At its core, the DDR series consists of games that are goofy fun for a time– but they become tiresome and inevitably get forgotten as the next cycle comes along. Mario Mix is special, as its uniqueness and charm separate it from all the other games with the exact same mechanics. It even added a single player quest, in which you watch Mario awkwardly dance alongside other characters for very loosely defined reasons. Bowser stole some special musical keys to learn how to dance. But hey, Waluigi became the boss of his own world! (He dances to music from Wrecking Crew by some convoluted logic– there are living eggplant enemies in that game, and Waluigi supposedly likes eggplants. If you comb the pieces of the Mario mythos together you will find Waluigi being vaguely related to Wrecking Crew in more than one instance.)

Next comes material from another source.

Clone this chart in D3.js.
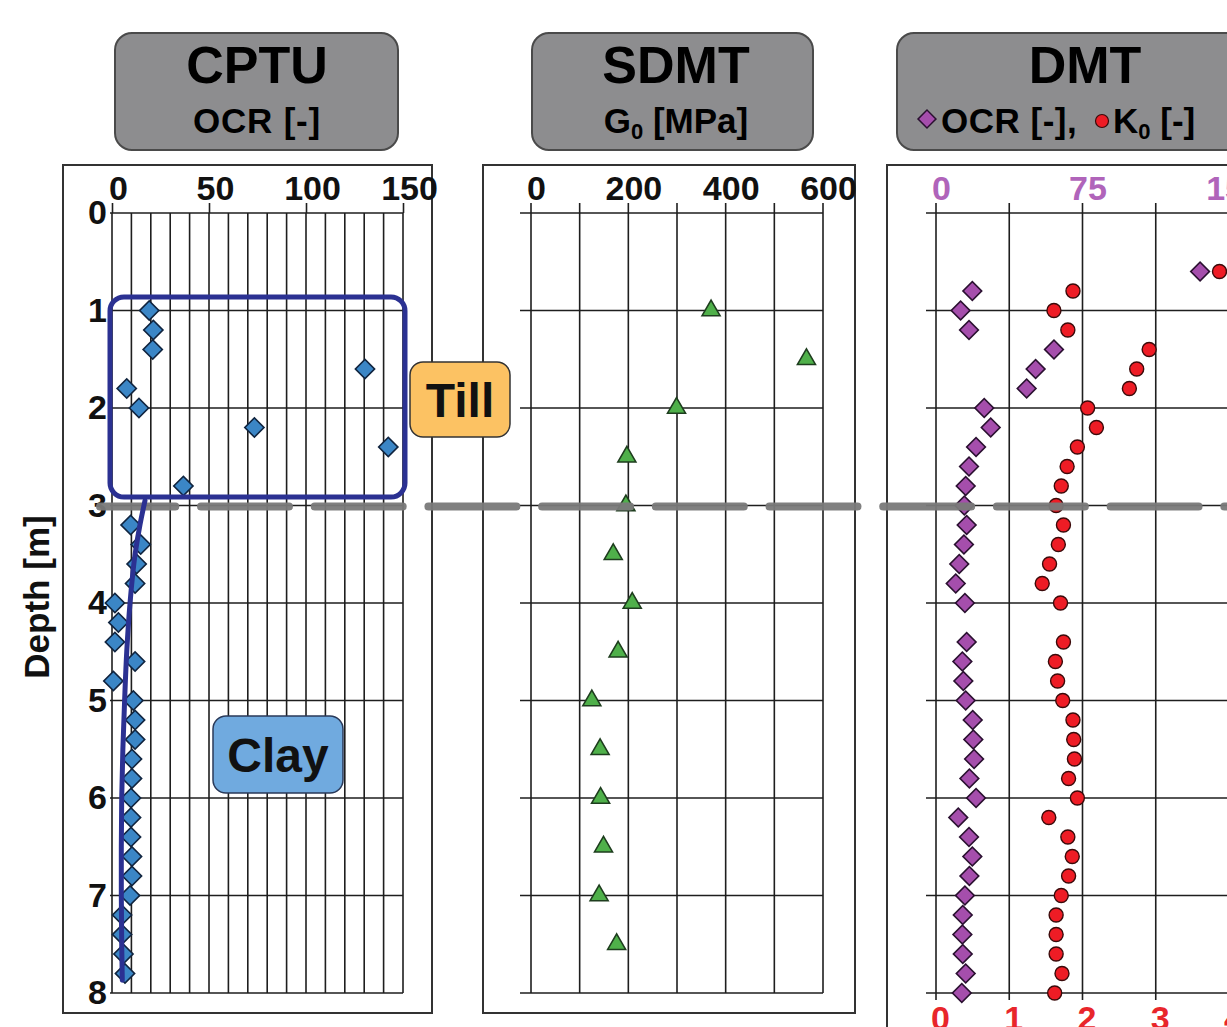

Of course, the music is where DDR: Mario Mix shines the brightest. Rather than remixed pop songs or generic EDM, the game was full of dancified Mario tunes! They ran the spectrum of games, from the original Mario Bros. up to GameCube games that were a year old at the time of Mario Mix‘s release in 2005. So without further ado, here is the track of the week: “Deep Freeze,” an arrangement of the “Fever” theme from Dr. Mario.
The soundtrack of this game is filled to the brim with groovy Mario melodies. They are short, sweet, and stand out as a representation of a particularly interesting time of Nintendo history. Dance Dance Revolution: Mario Mix is worth a revisit just for the music alone, if you have too much pride to break out the dance mat again after all these years.